▸ YOUR INSTRUCTIONS: Begin with the first line of the material and write out each line exactly, ending with the line that contains "y12 = [377, 530]". Pictures are not part of the copy.

▸ MATERIALS PROVIDED:
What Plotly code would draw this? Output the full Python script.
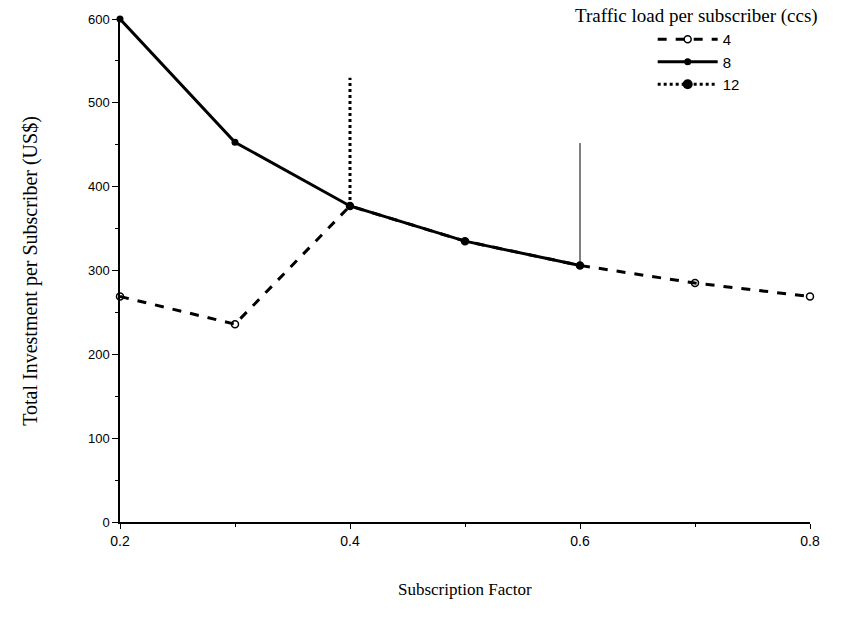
import plotly.graph_objects as go

# Data
x4 = [0.2, 0.3, 0.4, 0.5, 0.6, 0.7, 0.8]
y4 = [269, 236, 377, 335, 306, 285, 269]

x8 = [0.2, 0.3, 0.4, 0.5, 0.6]
y8 = [600, 453, 377, 335, 306]
x8_rise = [0.6, 0.6]
y8_rise = [306, 452]

x12 = [0.4, 0.4]
y12 = [377, 530]

names = ["4", "8", "12"]
x_ticks = [0.2, 0.4, 0.6, 0.8]
y_ticks = [0, 100, 200, 300, 400, 500, 600]

serif = "Liberation Serif, Times New Roman, serif"
sans = "Liberation Sans, Arial, sans-serif"

fig = go.Figure()

fig.add_trace(go.Scatter(
    x=x4, y=y4, name=names[0], mode="lines+markers",
    line=dict(color="black", width=3, dash="dash"),
    marker=dict(symbol="circle-open", size=7, color="black", line=dict(width=1.5)),
    cliponaxis=False,
))
fig.add_trace(go.Scatter(
    x=x8, y=y8, name=names[1], mode="lines+markers",
    line=dict(color="black", width=3),
    marker=dict(symbol="circle", size=7, color="black"),
    cliponaxis=False,
))
fig.add_trace(go.Scatter(
    x=x8_rise, y=y8_rise, name=names[1], mode="lines", showlegend=False,
    legendgroup="8", line=dict(color="black", width=1),
    cliponaxis=False,
))
fig.add_trace(go.Scatter(
    x=x12, y=y12, name=names[2], mode="lines", showlegend=False,
    legendgroup="12",
    line=dict(color="black", width=3, dash="dot"),
    cliponaxis=False,
))
# legend entry for series 12 (dotted line with large dot)
fig.add_trace(go.Scatter(
    x=[None], y=[None], name=names[2], mode="lines+markers", legendgroup="12",
    line=dict(color="black", width=3, dash="dot"),
    marker=dict(symbol="circle", size=10, color="black"),
))

fig.update_layout(
    width=855, height=627,
    margin=dict(l=120, r=45, t=19, b=105),
    plot_bgcolor="white", paper_bgcolor="white",
    showlegend=True,
    legend=dict(
        x=0.772, y=0.992, xanchor="left", yanchor="top",
        font=dict(family=sans, size=15, color="black"),
        bgcolor="rgba(0,0,0,0)", itemwidth=60, tracegroupgap=0,
    ),
    font=dict(family=sans, color="black"),
    annotations=[
        dict(text="Traffic load per subscriber (ccs)", xref="paper", yref="paper",
             x=1.015, y=1.005, xanchor="right", yanchor="middle", showarrow=False,
             font=dict(family=serif, size=19, color="black")),
        dict(text="Subscription Factor", xref="paper", yref="paper",
             x=0.5, y=-0.135, xanchor="center", yanchor="middle", showarrow=False,
             font=dict(family=serif, size=17, color="black")),
        dict(text="Total Investment per Subscriber (US$)", xref="paper", yref="paper",
             x=-0.13, y=0.5, xanchor="center", yanchor="middle", showarrow=False,
             textangle=-90, font=dict(family=serif, size=20, color="black")),
    ],
)

fig.update_xaxes(
    range=[0.2, 0.8], tickvals=x_ticks, tickformat=".1f",
    showgrid=False, zeroline=False, showline=True, linecolor="black", linewidth=2,
    ticks="outside", ticklen=5, tickcolor="black",
    minor=dict(dtick=0.1, tick0=0.2, ticks="outside", ticklen=3, tickcolor="black"),
    tickfont=dict(family=sans, size=14, color="black"),
)
fig.update_yaxes(
    range=[0, 600], tickvals=y_ticks,
    showgrid=False, zeroline=False, showline=True, linecolor="black", linewidth=1.5,
    ticks="outside", ticklen=6, tickcolor="black",
    minor=dict(dtick=50, tick0=0, ticks="outside", ticklen=3, tickcolor="black"),
    tickfont=dict(family=sans, size=13, color="black"),
)

fig.write_html("out.html")
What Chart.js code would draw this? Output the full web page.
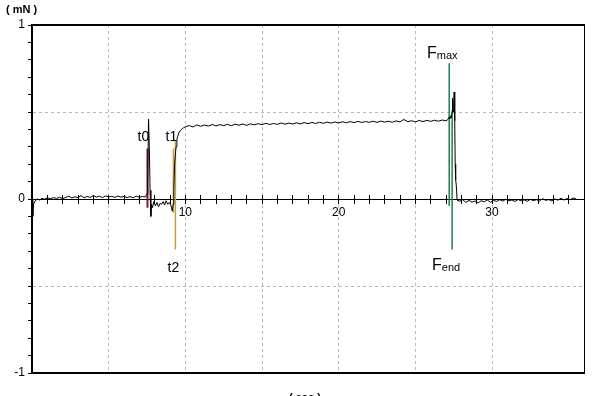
<!DOCTYPE html>
<html>
<head>
<meta charset="utf-8">
<script src="https://cdn.jsdelivr.net/npm/chart.js@4.4.0/dist/chart.umd.min.js"></script>
<style>
  html, body { margin: 0; padding: 0; background: #fff; overflow: hidden; }
  #wrap { position: relative; width: 596px; height: 396px; overflow: hidden; }
  .unit { position: absolute; font-family: 'Liberation Sans', sans-serif; color: #000; white-space: pre; }
  #unit-y { left: 6px; top: 3px; font-size: 11px; font-weight: bold; }
  #unit-x { left: 289px; top: 391px; font-size: 11px; font-weight: bold; }
</style>
</head>
<body>
<div id="wrap">
  <canvas id="chart" width="596" height="396"></canvas>
  <div class="unit" id="unit-y">( mN )</div>
  <div class="unit" id="unit-x">( sec )</div>
</div>
<script>
// Force trace (time in s, force in mN)
const traceTime = [
  // baseline before t0
  0, 0.05, 0.1, 0.2, 0.35, 0.5, 0.65, 0.8, 1.0, 1.2,
  1.4, 1.6, 1.8, 2.0, 2.2, 2.4, 2.6, 2.8, 3.0, 3.2,
  3.4, 3.6, 3.8, 4.0, 4.2, 4.4, 4.6, 4.8, 5.0, 5.2,
  5.4, 5.6, 5.8, 6.0, 6.2, 6.4, 6.6, 6.8, 7.0, 7.2, 7.4,
  // t0 spike and dip
  7.5, 7.55, 7.6, 7.65, 7.7, 7.75, 7.8, 7.85, 7.95, 8.05,
  8.15, 8.25, 8.35, 8.45, 8.55, 8.65, 8.75, 8.85, 8.95, 9.05,
  9.1, 9.15, 9.2,
  // rise after t1
  9.25, 9.3, 9.35, 9.4, 9.45, 9.5, 9.6, 9.7, 9.8, 9.9, 10.0,
  // plateau
  10.25, 10.5, 10.75, 11.0, 11.25, 11.5, 11.75, 12.0, 12.25, 12.5,
  12.75, 13.0, 13.25, 13.5, 13.75, 14.0, 14.25, 14.5, 14.75, 15.0,
  15.25, 15.5, 15.75, 16.0, 16.25, 16.5, 16.75, 17.0, 17.25, 17.5,
  17.75, 18.0, 18.25, 18.5, 18.75, 19.0, 19.25, 19.5, 19.75, 20.0,
  20.25, 20.5, 20.75, 21.0, 21.25, 21.5, 21.75, 22.0, 22.25, 22.5,
  22.75, 23.0, 23.25, 23.5, 23.75, 24.0, 24.25, 24.5, 24.75, 25.0,
  25.25, 25.5, 25.75, 26.0, 26.25, 26.5, 26.75, 27.0,
  // Fmax peak and release
  27.1, 27.2, 27.25, 27.3, 27.35, 27.4, 27.43, 27.47, 27.5, 27.53,
  27.57, 27.6, 27.63, 27.67, 27.72, 27.77,
  // baseline after Fend
  27.9, 28.1, 28.3, 28.5, 28.7, 28.9, 29.1, 29.3, 29.5, 29.7,
  29.9, 30.1, 30.3, 30.5, 30.7, 30.9, 31.1, 31.3, 31.5, 31.7,
  31.9, 32.1, 32.3, 32.5, 32.7, 32.9, 33.1, 33.3, 33.5, 33.7,
  33.9, 34.1, 34.3, 34.5, 34.7, 34.9, 35.1, 35.3, 35.5
]
const traceForce = [
  0, -0.1, -0.03, -0.012, 0.0, -0.006, 0.004, -0.001, 0.006, 0.001,
  0.008, 0.003, 0.01, 0.002, 0.009, 0.016, 0.006, 0.013, 0.008, 0.019,
  0.007, 0.015, 0.009, 0.02, 0.011, 0.016, 0.008, 0.018, 0.012, 0.015,
  0.009, 0.017, 0.011, 0.015, 0.008, 0.014, 0.007, 0.016, 0.01, 0.014, 0.012,

  0.03, 0.12, 0.46, 0.3, 0.05, -0.1, -0.03, -0.05, -0.015, -0.04,
  -0.02, -0.045, -0.025, -0.03, -0.015, -0.035, -0.01, -0.03, -0.02, -0.035,
  -0.05, -0.07, -0.03,

  0.05, 0.2, 0.26, 0.3, 0.34, 0.36, 0.385, 0.395, 0.405, 0.41, 0.415,

  0.422, 0.414, 0.426, 0.418, 0.425, 0.419, 0.428, 0.42, 0.427, 0.422,
  0.429, 0.421, 0.43, 0.424, 0.431, 0.423, 0.432, 0.426, 0.433, 0.427,
  0.435, 0.428, 0.434, 0.429, 0.437, 0.43, 0.436, 0.431, 0.438, 0.432,
  0.439, 0.433, 0.44, 0.434, 0.441, 0.435, 0.442, 0.436, 0.443, 0.437,
  0.444, 0.438, 0.445, 0.439, 0.446, 0.44, 0.445, 0.441, 0.447, 0.44,
  0.448, 0.442, 0.447, 0.441, 0.449, 0.443, 0.457, 0.444, 0.45, 0.443,
  0.451, 0.445, 0.452, 0.446, 0.453, 0.447, 0.454, 0.449,

  0.455, 0.47, 0.462, 0.478, 0.466, 0.5, 0.58, 0.5, 0.52, 0.615,
  0.45, 0.2, 0.11, 0.08, 0.0, -0.01,

  -0.012, -0.004, -0.02, -0.008, -0.018, -0.011, -0.022, -0.01, -0.016, -0.006,
  -0.019, -0.008, -0.014, -0.004, -0.012, -0.002, -0.01, -0.006, -0.014, -0.003,
  -0.011, -0.005, -0.013, -0.002, -0.01, -0.004, -0.012, 0.002, -0.008, -0.003,
  -0.011, 0.0, -0.007, 0.004, -0.006, 0.003, -0.004, 0.006, 0.0
]

// Event markers
const markerNames = ['t0', 't1', 't2', 'Fmax', 'Fend']
const markerTimes = [7.53, 9.22, 9.35, 27.21, 27.4]
const markerLow = [-0.05, -0.08, -0.29, -0.04, -0.29]
const markerHigh = [0.29, 0.29, 0.34, 0.78, 0.51]
const markerSide = ['top', 'top', 'bottom', 'top', 'bottom']

// Axis labels
const xLabels = [10, 20, 30]
const yLabels = [-1, 0, 1]

// styles
const markerColors = ['#7f1730', '#c9a04a', '#c9a04a', '#1f7d52', '#1f7d52']
const markerWidths = [2, 1.5, 1.5, 1.5, 1.5]
const labelOffset = [[-4, -8], [-2, -8], [-2, 23], [-7, -5], [-6, 21]]
const grey = '#b9b9b9'
const fontFamily = 'Liberation Sans'
const clear = 'rgba(0,0,0,0)'

const points = []
for (let i = 0; i < Math.min(traceTime.length, traceForce.length); i++) {
    points.push({ x: traceTime[i], y: traceForce[i] })
}

const datasets = [{
    data: points,
    borderColor: '#000',
    borderWidth: 1,
    pointRadius: 0,
    tension: 0,
    xAxisID: 'x',
    yAxisID: 'y',
    order: 0
}]

markerNames.forEach((name, i) => {
    datasets.push({
        label: name,
        data: [{ x: markerTimes[i], y: markerLow[i] }, { x: markerTimes[i], y: markerHigh[i] }],
        borderColor: markerColors[i],
        borderWidth: markerWidths[i],
        pointRadius: 0,
        xAxisID: 'x',
        yAxisID: 'y',
        order: 1
    })
})

// Writes t0, t1, Fmax ... next to the marker lines
const markerLabels = {
    id: 'markerLabels',
    afterDatasetsDraw(chart) {
        const { ctx } = chart
        const xs = chart.scales.x
        const ys = chart.scales.y
        ctx.save()
        ctx.fillStyle = '#000'
        ctx.textBaseline = 'alphabetic'
        ctx.textAlign = 'left'
        markerNames.forEach((name, i) => {
            const px = xs.getPixelForValue(markerTimes[i]) + labelOffset[i][0]
            const edge = markerSide[i] === 'top' ? markerHigh[i] : markerLow[i]
            const py = ys.getPixelForValue(edge) + labelOffset[i][1]
            if (name.length > 2) {
                // big F with small subscript text
                const main = name[0]
                const sub = name.slice(1)
                ctx.font = `16px "${fontFamily}"`
                const w1 = ctx.measureText(main).width
                ctx.font = `11px "${fontFamily}"`
                const w2 = ctx.measureText(sub).width
                const left = px - (w1 + w2) / 2
                ctx.font = `16px "${fontFamily}"`
                ctx.fillText(main, left, py)
                ctx.font = `11px "${fontFamily}"`
                ctx.fillText(sub, left + w1, py + 1)
            } else {
                ctx.font = `14px "${fontFamily}"`
                const w = ctx.measureText(name).width
                ctx.fillText(name, px - w / 2, py)
            }
        })
        ctx.restore()
    }
}

const isOn = (v, list) => list.some(l => Math.abs(v - l) < 1e-6)

new Chart(document.querySelector('#chart'), {
    type: 'line',
    data: { datasets: datasets },
    plugins: [markerLabels],
    options: {
        responsive: false,
        animation: false,
        devicePixelRatio: 1,
        layout: { padding: { top: 25, right: 12, bottom: 23, left: 0 } },
        plugins: { legend: { display: false }, tooltip: { enabled: false } },
        scales: {
            x: {
                type: 'linear',
                axis: 'x',
                position: 'bottom',
                min: 0,
                max: 36,
                ticks: { display: false, stepSize: 5 },
                grid: {
                    drawTicks: false,
                    lineWidth: 1,
                    color: c => (c.tick && c.tick.value > 0 && c.tick.value < 36) ? grey : clear
                },
                border: { display: true, color: '#000', width: 2, dash: [3, 3] },
                afterFit: s => { s.height = 0 }
            },
            xTop: {
                type: 'linear',
                axis: 'x',
                position: 'top',
                min: 0,
                max: 36,
                ticks: { display: false },
                grid: { display: false },
                border: { display: true, color: '#000', width: 2 },
                afterFit: s => { s.height = 0 }
            },
            xMid: {
                type: 'linear',
                axis: 'x',
                position: { y: 0 },
                min: 0,
                max: 36,
                ticks: {
                    stepSize: 1,
                    autoSkip: false,
                    maxRotation: 0,
                    padding: 2,
                    color: '#000',
                    font: { family: fontFamily, size: 12 },
                    callback: v => isOn(v, xLabels) ? String(v) : ''
                },
                grid: { drawOnChartArea: false, drawTicks: true, tickLength: 4, color: '#000' },
                border: { display: true, color: '#000', width: 1 }
            },
            xMidUp: {
                type: 'linear',
                axis: 'x',
                position: { y: 0 },
                min: 0,
                max: 36,
                ticks: { stepSize: 1, autoSkip: false, display: false },
                grid: { drawOnChartArea: false, drawTicks: true, tickLength: -4, color: '#000' },
                border: { display: false }
            },
            y: {
                type: 'linear',
                axis: 'y',
                position: 'left',
                min: -1,
                max: 1,
                ticks: {
                    stepSize: 0.1,
                    autoSkip: false,
                    padding: 3,
                    color: '#000',
                    font: { family: fontFamily, size: 12 },
                    callback: v => isOn(v, yLabels) ? String(Math.round(v)) : ''
                },
                grid: {
                    drawTicks: true,
                    tickLength: 4,
                    tickColor: '#000',
                    color: c => (c.tick && isOn(Math.abs(c.tick.value), [0.5])) ? grey : clear
                },
                border: { display: true, color: '#000', width: 2, dash: [3, 3] },
                afterFit: s => { s.width = 32 }
            },
            yRight: {
                type: 'linear',
                axis: 'y',
                position: 'right',
                min: -1,
                max: 1,
                ticks: { display: false },
                grid: { display: false },
                border: { display: true, color: '#000', width: 1 },
                afterFit: s => { s.width = 0 }
            }
        }
    }
})
</script>
</body>
</html>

▸ RESPONSE BELOW:
What Plotly code would draw this? Output the full Python script.
import plotly.graph_objects as go

# Data
x4 = [0.2, 0.3, 0.4, 0.5, 0.6, 0.7, 0.8]
y4 = [269, 236, 377, 335, 306, 285, 269]

x8 = [0.2, 0.3, 0.4, 0.5, 0.6]
y8 = [600, 453, 377, 335, 306]
x8_rise = [0.6, 0.6]
y8_rise = [306, 452]

x12 = [0.4, 0.4]
y12 = [377, 530]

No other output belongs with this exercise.